Aliviando os sofrimentos, prendia a si as criaturas pelo coração e fazia prosélitos mais numerosos e sinceros, do que se apenas os maravilhasse com espetáculos para os olhos. Daquele modo, fazia-se amado, ao passo que se se limitasse a produzir surpreendentes fatos materiais, conforme os fariseus reclamavam, a maioria das pessoas não teria visto nele senão um feiticeiro, ou um mágico hábil, que os desocupados iriam apreciar para se distraírem.

Assim, quando João Batista manda, por seus discípulos, perguntar-lhe se ele era o Cristo, a sua resposta não foi: “Eu o sou”, como qualquer impostor houvera podido dizer. Tampouco lhes fala de prodígios, nem de coisas maravilhosas; responde-lhes simplesmente: “Ide dizer a João: os cegos veem, os doentes são curados, os surdos ouvem, o Evangelho é anunciado aos pobres.” O mesmo era que dizer: “Reconhecei-me pelas minhas obras; julgai da árvore pelo fruto”, porquanto era esse o verdadeiro caráter da sua missão divina.8

Encerremos com as palavras de Sócrates, o nobre filósofo grego, ao referir-se ao amor:

Chamo homem vicioso a esse amante vulgar, que mais ama o corpo do que aalma. O amor está por toda parte em a Natureza, que nos convida ao exercício da nossa inteligência; até no movimento dos astros o encontramos. É o amor que orna a Natureza de seus ricos tapetes; ele se enfeita e fixa morada onde se lhe deparem flores e perfumes. É ainda o amor que dá paz aos homens, calma ao mar, silêncio aos ventos e sono à dor.

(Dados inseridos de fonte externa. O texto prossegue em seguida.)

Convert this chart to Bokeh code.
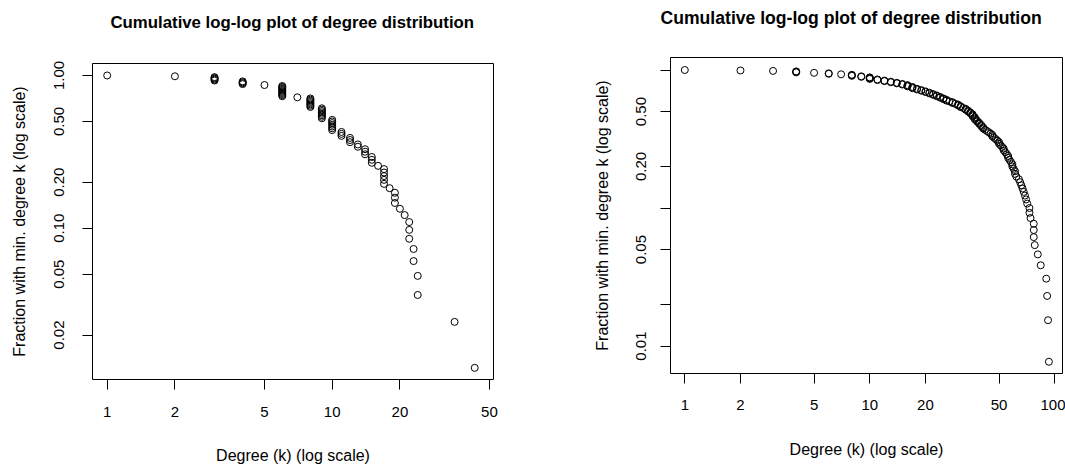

1 O Livro dos Espíritos, item 888.
2 Deuteronômio, 6,5.
3 S. Mateus, 22: 34 a 40.
4 João, 13,35.
5 O Livro dos Espíritos, item 886.
6 O Livro dos Espíritos, item 888
7 O Evangelho segundo o Espiritismo, cap. XI - Amar o próximo como a si mesmo, Instrução dos Espíritos - A lei de amor, item 8.

8 A Gênese » Os milagres segundo o Espiritismo, cap. XV - Os milagres do Evangelho, Curas, Numerosas curas operadas por Jesus, itens 26 e 27.